In the bill, openness is not access. It may mean contact, communication, a card or letter, information, knowledge and for the child, may result in a greater sense of identity.
Before an adoption, only a children's aid society may apply to a court for an openness order (s. 145.1). The test applied is the best interests of the child. The order can only be made on consent of everyone, including the possible adoptive parents. The court can only change or terminate the order before an adoption, based on a material change in circumstances, applying the best interests test, and the children's aid society must agree.
After an adoption, the court can also change an openness order (s. 153). However, the child cannot apply for this change, and the parents cannot apply without leave. Openness can also be the subject of an agreement.
This law reform initiative raises mostly questions. Initially, there is a concern that the focus of law reform not be at the end of the process (at the Crown wardship/adoption stage) when it is too late to help this family stay together. Why isn't the energy and money being put into the front end of the process, in keeping families that need help together?
What is the philosophy behind this initiative? What is intended by this initiative? And for whose benefit? Is there any empirical data about this? Is this meant to benefit the parents? Is it meant to free up more kids for adoption? Who is the client here? (i.e., whom does the government identify as the client?).
Don't tell me the child is the client: that has never been the case.
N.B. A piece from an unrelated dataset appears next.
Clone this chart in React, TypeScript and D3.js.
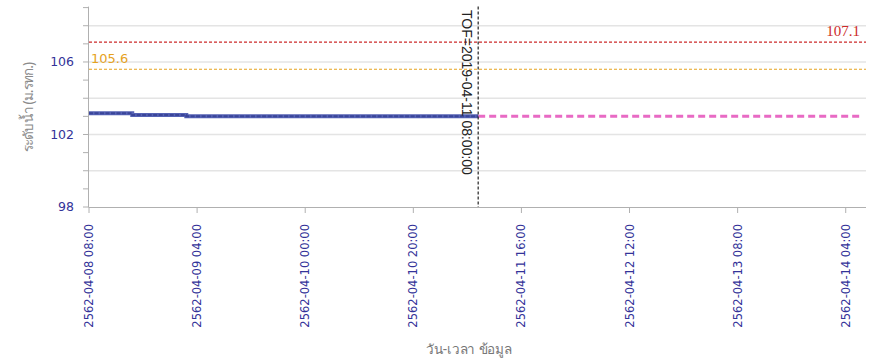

Parents and their lawyers will tell you that the government has always seen the adoptive parents as the real client.
What results are intended or expected? Is this meant to reduce the number of kids in care at the early stages? Is this meant to reduce the number of kids in long-term foster care (Crown ward with access, in foster care)? Will there be applications to court to terminate those several thousand access orders that are now not being exercised, and replace them with openness orders?
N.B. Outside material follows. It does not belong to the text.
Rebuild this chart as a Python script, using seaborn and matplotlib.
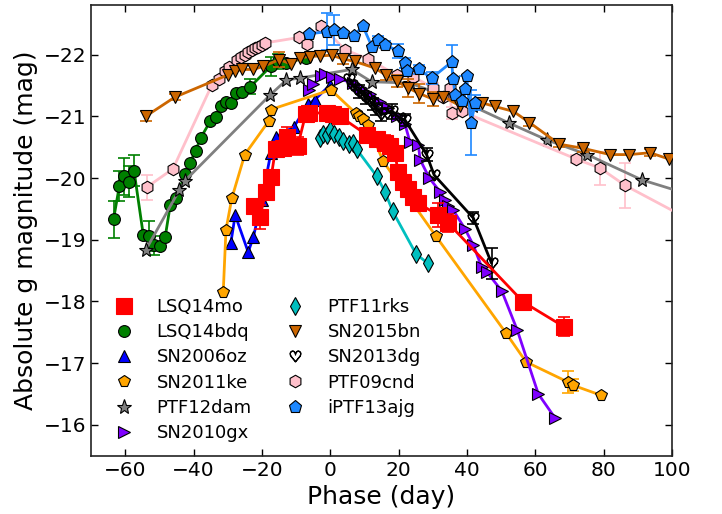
import numpy as np
import pandas as pd
import matplotlib
matplotlib.use("Agg")
import matplotlib.pyplot as plt
from matplotlib.lines import Line2D
import seaborn as sns

# ---------------- data (phase in days, absolute g magnitude, error) ----------------
lsq14mo_x = [-22.2, -20.6, -18.8, -17.3, -16.0, -13.8, -12.5, -9.5, -7.2, -6.3, -1.0, 0.8, 2.8,
             10.7, 13.8, 16.0, 17.5, 18.9, 19.9, 21.4, 22.8, 24.3, 25.8, 31.6, 34.5, 56.5, 68.4]
lsq14mo_y = [-19.55, -19.37, -19.78, -20.01, -20.47, -20.48, -20.67, -20.52, -21.03, -21.06, -21.05,
             -21.04, -21.0, -20.70, -20.64, -20.57, -20.52, -20.40, -20.10, -19.94, -19.83, -19.70,
             -19.59, -19.40, -19.27, -17.99, -17.59]
lsq14mo_e = [0.0, 0.2, 0.0, 0.0, 0.0, 0.0, 0.15, 0.15, 0.1, 0.0, 0.0, 0.0, 0.0,
             0.0, 0.0, 0.12, 0.0, 0.1, 0.0, 0.0, 0.0, 0.1, 0.12, 0.2, 0.15, 0.06, 0.15]

lsq14bdq_x = [-63.4, -61.7, -60.3, -58.8, -57.4, -54.7, -53.0, -51.5, -49.9, -48.3, -46.8, -45.2,
              -42.4, -41.0, -39.4, -37.9, -35.1, -33.5, -32.0, -30.5, -29.1, -27.6, -25.9, -23.4,
              -17.4, -15.2, -12.8, -7.0]
lsq14bdq_y = [-19.33, -19.87, -20.03, -19.94, -20.12, -19.08, -19.06, -18.91, -18.90, -19.04, -19.56,
              -19.67, -20.06, -20.25, -20.44, -20.65, -20.92, -20.99, -21.16, -21.24, -21.22, -21.38,
              -21.40, -21.48, -21.81, -21.89, -21.87, -21.95]
lsq14bdq_e = [0.3, 0.25, 0.3, 0.25, 0.25, 0.0, 0.25, 0.15, 0.0, 0.0, 0.0, 0.0,
              0.0, 0.0, 0.0, 0.0, 0.0, 0.0, 0.0, 0.0, 0.0, 0.0, 0.0, 0.12,
              0.15, 0.12, 0.0, 0.0]

sn2006oz_x = [-29.1, -27.8, -24.0, -22.5, -20.0, -17.4, -15.9, -10.6, -6.5, -4.5, 0.0]
sn2006oz_y = [-18.94, -19.40, -18.80, -19.04, -19.65, -20.40, -20.67, -20.83, -21.20, -21.27, -21.51]

sn2011ke_x = [-31.3, -30.5, -28.8, -25.0, -17.9, -17.4, 0.2, 7.5, 8.5, 9.7, 11.1, 15.5, 30.9,
              51.4, 57.3, 69.7, 71.1, 79.2]
sn2011ke_y = [-18.15, -19.16, -19.67, -20.38, -20.93, -21.11, -21.43, -21.05, -21.00, -20.96, -20.86,
              -20.27, -19.06, -17.49, -17.02, -16.69, -16.64, -16.48]
sn2011ke_e = [0.0] * 15 + [0.18, 0.1, 0.0]

ptf12dam_x = [-53.9, -44.2, -42.6, -17.7, -12.8, -8.9, 6.3, 12.1, 23.3, 41.9, 52.4, 63.3, 75.2,
              91.2, 110.0]
ptf12dam_y = [-18.84, -19.80, -19.95, -21.34, -21.59, -21.62, -21.76, -21.56, -21.54, -21.16, -20.89,
              -20.62, -20.38, -19.97, -19.65]

sn2010gx_x = [-6.2, -5.0, -2.7, -1.5, 0.5, 3.0, 6.7, 9.0, 11.5, 14.5, 17.0, 19.5, 21.9, 23.3,
              25.8, 26.3, 29.0, 32.1, 33.6, 34.5, 36.0, 39.4, 41.9, 44.3, 45.8, 50.2, 54.7, 60.9, 65.8]
sn2010gx_y = [-21.42, -21.52, -21.65, -21.68, -21.64, -21.60, -21.54, -21.46, -21.36, -21.24, -21.13,
              -21.00, -20.87, -20.59, -20.54, -20.30, -20.00, -19.78, -19.64, -19.54, -19.48, -19.18,
              -18.91, -18.56, -18.48, -18.17, -17.54, -16.50, -16.11]

ptf11rks_x = [-3.0, -2.0, -1.0, 0.0, 1.0, 2.6, 3.8, 5.6, 6.7, 7.7, 13.6, 16.0, 18.3, 25.1, 28.5]
ptf11rks_y = [-20.65, -20.72, -20.70, -20.78, -20.72, -20.67, -20.60, -20.55, -20.57, -20.47, -20.03,
              -19.78, -19.46, -18.77, -18.62]

sn2015bn_x = [-54.0, -45.5, -30.0, -28.0, -25.9, -22.5, -19.6, -14.9, -11.5, -8.9, -5.9, -3.0, 0.4,
              3.8, 7.2, 13.2, 16.2, 19.4, 22.8, 26.1, 30.0, 33.1, 38.0, 44.3, 48.2, 53.6, 58.3, 67.0,
              74.1, 81.9, 87.5, 93.6, 99.0]
sn2015bn_y = [-21.00, -21.31, -21.67, -21.73, -21.76, -21.76, -21.81, -21.92, -21.85, -21.95, -21.97,
              -21.98, -21.99, -21.93, -21.89, -21.78, -21.67, -21.57, -21.46, -21.37, -21.28, -21.32,
              -21.17, -21.22, -21.16, -21.08, -20.90, -20.55, -20.48, -20.38, -20.38, -20.41, -20.31]
sn2015bn_e = [0.08, 0.05, 0.0, 0.0, 0.0, 0.0, 0.0, 0.12, 0.0, 0.0, 0.0, 0.0, 0.0,
              0.08, 0.0, 0.0, 0.08, 0.1, 0.15, 0.15, 0.12, 0.0, 0.0, 0.0, 0.0, 0.0, 0.06, 0.05,
              0.06, 0.0, 0.0, 0.06, 0.0]

sn2013dg_x = [5.5, 6.5, 7.5, 8.5, 9.5, 10.5, 11.5, 12.5, 13.5, 15.0, 16.5, 18.0, 20.4, 21.9, 28.2,
              30.4, 41.9, 47.2]
sn2013dg_y = [-21.60, -21.50, -21.45, -21.40, -21.35, -21.30, -21.25, -21.20, -21.12, -21.03, -21.05,
              -21.08, -20.97, -20.94, -20.38, -20.05, -19.35, -18.62]
sn2013dg_e = [0.0, 0.0, 0.0, 0.1, 0.0, 0.1, 0.0, 0.1, 0.1, 0.1, 0.0, 0.12, 0.0, 0.1, 0.1,
              0.0, 0.1, 0.25]

ptf09cnd_x = [-53.7, -46.0, -34.7, -32.4, -30.8, -29.5, -27.2, -26.0, -25.0, -24.0, -23.0, -22.0,
              -21.0, -20.0, -19.0, -9.0, -6.9, -2.6, 4.3, 11.1, 19.4, 24.3, 30.2, 33.1, 35.0, 35.5,
              38.5, 71.9, 79.0, 86.3, 105.0]
ptf09cnd_y = [-19.85, -20.15, -21.50, -21.60, -21.73, -21.80, -21.92, -21.97, -22.00, -22.05, -22.08,
              -22.10, -22.13, -22.15, -22.19, -22.28, -22.18, -22.47, -22.08, -21.93, -21.67, -21.64,
              -21.46, -21.32, -21.46, -21.05, -21.08, -20.31, -20.16, -19.88, -19.33]
ptf09cnd_e = [0.2] + [0.0] * 21 + [0.08, 0.0, 0.0, 0.1, 0.0, 0.06, 0.27, 0.37, 0.0]

iptf13ajg_x = [-6.1, -1.0, 1.2, 3.8, 7.0, 9.5, 12.2, 14.0, 16.0, 19.9, 21.9, 22.6, 26.0, 29.7, 35.5,
               36.0, 36.5, 38.5, 39.4, 39.9, 41.2, 42.5]
iptf13ajg_y = [-22.34, -22.37, -22.40, -22.35, -22.30, -22.47, -22.13, -22.24, -22.16, -22.06, -21.87,
               -21.74, -21.76, -21.62, -21.88, -21.60, -21.35, -21.25, -21.45, -21.65, -20.90, -21.22]
iptf13ajg_e = [0.0, 0.3, 0.25, 0.0, 0.0, 0.0, 0.0, 0.06, 0.06, 0.12, 0.08, 0.0, 0.08, 0.1, 0.27,
               0.0, 0.0, 0.0, 0.2, 0.0, 0.53, 0.12]

names = ["LSQ14mo", "LSQ14bdq", "SN2006oz", "SN2011ke", "PTF12dam", "SN2010gx",
         "PTF11rks", "SN2015bn", "SN2013dg", "PTF09cnd", "iPTF13ajg"]

# ---------------- style ----------------
sns.set_style("ticks")
plt.rcParams.update({
    "font.family": ["DejaVu Sans"],
    "text.color": "black", "axes.labelcolor": "black",
    "xtick.color": "black", "ytick.color": "black",
    "xtick.direction": "in", "ytick.direction": "in",
    "xtick.top": True, "ytick.right": True,
    "xtick.major.size": 5, "ytick.major.size": 5,
    "xtick.major.width": 1, "ytick.major.width": 1,
    "axes.edgecolor": "#222222", "axes.linewidth": 1.2,
    "axes.unicode_minus": True,
})

fig = plt.figure(figsize=(7.22, 5.14), dpi=100)
ax = fig.add_axes([0.126, 0.1135, 0.8047, 0.8762])

series = {
    "LSQ14mo": (lsq14mo_x, lsq14mo_y, lsq14mo_e, dict(color="red", marker="s", ms=11, mec="red", zorder=8)),
    "LSQ14bdq": (lsq14bdq_x, lsq14bdq_y, lsq14bdq_e, dict(color="green", marker="o", ms=8.5, mec="k", zorder=3)),
    "SN2006oz": (sn2006oz_x, sn2006oz_y, None, dict(color="blue", marker="^", ms=9, mec="k", zorder=3)),
    "SN2011ke": (sn2011ke_x, sn2011ke_y, sn2011ke_e, dict(color="orange", marker="p", ms=8.5, mec="k", zorder=3)),
    "PTF12dam": (ptf12dam_x, ptf12dam_y, None, dict(color="grey", marker="*", ms=11, mec="k", zorder=3)),
    "SN2010gx": (sn2010gx_x, sn2010gx_y, None, dict(color="#7F00FF", marker=">", ms=9, mec="k", zorder=4)),
    "PTF11rks": (ptf11rks_x, ptf11rks_y, None, dict(color="#00BFBF", marker="d", ms=9, mec="k", zorder=4)),
    "SN2015bn": (sn2015bn_x, sn2015bn_y, sn2015bn_e, dict(color="#CC6600", marker="v", ms=9, mec="k", zorder=4)),
    "SN2013dg": (sn2013dg_x, sn2013dg_y, sn2013dg_e, dict(color="k", marker=r"$\heartsuit$", ms=8, mec="k", zorder=5)),
    "PTF09cnd": (ptf09cnd_x, ptf09cnd_y, ptf09cnd_e, dict(color="pink", marker="h", ms=9, mec="k", zorder=3)),
    "iPTF13ajg": (iptf13ajg_x, iptf13ajg_y, iptf13ajg_e, dict(color="#1E88FF", marker="p", ms=9.5, mec="k", zorder=4)),
}

handles = []
for name in names:
    xs, ys, es, st = series[name]
    df = pd.DataFrame({"phase": xs, "mag": ys})
    sns.lineplot(data=df, x="phase", y="mag", ax=ax, sort=False, estimator=None,
                 color=st["color"], lw=2, marker=st["marker"], markersize=st["ms"],
                 markeredgecolor=st["mec"], markeredgewidth=0.8, zorder=st["zorder"])
    if es is not None:
        e = np.asarray(es)
        m = e > 0
        ax.errorbar(np.asarray(xs)[m], np.asarray(ys)[m], yerr=e[m], fmt="none",
                    ecolor=st["color"], elinewidth=1.2, capsize=4, capthick=1.2,
                    zorder=st["zorder"] - 0.5)
    handles.append(Line2D([], [], ls="none", color=st["color"], marker=st["marker"],
                          markersize=st["ms"], markeredgecolor=st["mec"],
                          markeredgewidth=0.8, label=name))

ax.set_xlim(-70, 100)
ax.set_ylim(-15.5, -22.8)
ax.set_xticks(np.arange(-60, 101, 20))
ax.set_yticks(np.arange(-22, -15, 1))
ax.tick_params(labelsize=14.5)
ax.set_xlabel("Phase (day)", fontsize=18, labelpad=4)
ax.set_ylabel("Absolute g magnitude (mag)", fontsize=18, labelpad=4)

ax.legend(handles=handles, ncol=2, frameon=False, fontsize=13,
          loc="upper left", bbox_to_anchor=(106 / 722, 1 - 298 / 514),
          bbox_transform=fig.transFigure, borderpad=0, borderaxespad=0,
          handlelength=2, handletextpad=0.8, columnspacing=1.4, labelspacing=0.4,
          numpoints=1)

fig.savefig("out.png", dpi=100)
What is the structure really intended to be? What sort of contact is envisaged? Remember that the word used is "openness," not access or contact. What rights accrue to these children during minority and at age 18 -- are there any different rights than now? Is the contact envisaged by the parents different from the contact envisaged by the adoptive parents?
Why does the government cling to the use of the term "adoption?" What about permanent placement? Adoption itself is not a panacea, particularly in an evolving multi-cultural society. Like fostering, adoption is a concept quite foreign to some cultures.
What will the court order look like? What will the "usual" terms be? Will any retroactive orders be permitted? Who are the parties to these orders?
What about enforceability? Who will these orders bind? Who are the parties to these orders? What, if any, is the continuing role for children's aid societies after adoption? Who will enforce these orders?
And finally, from the parent's perspective, what do parents think this means? Do they think it means access? Will parents think this a better solution? What is really being offered to parents here? Will this make settlement of Crown wardship cases easier?
There are many bad names one can call a woman in our society, but there is nothing as horrible to a woman as calling her a bad mother. This is really what these cases are about. Losing your child forever is the worst thing that could possibly happen to a parent. A Crown wardship case is the capital punishment of family law.
While there may be research which supports the validity of reform in this area, it has not been made available. It is a great skill that lawyers are taught, to take something nearly everyone thinks is a good idea and pick it apart until almost nobody thinks it is. There is much in this bill to consider.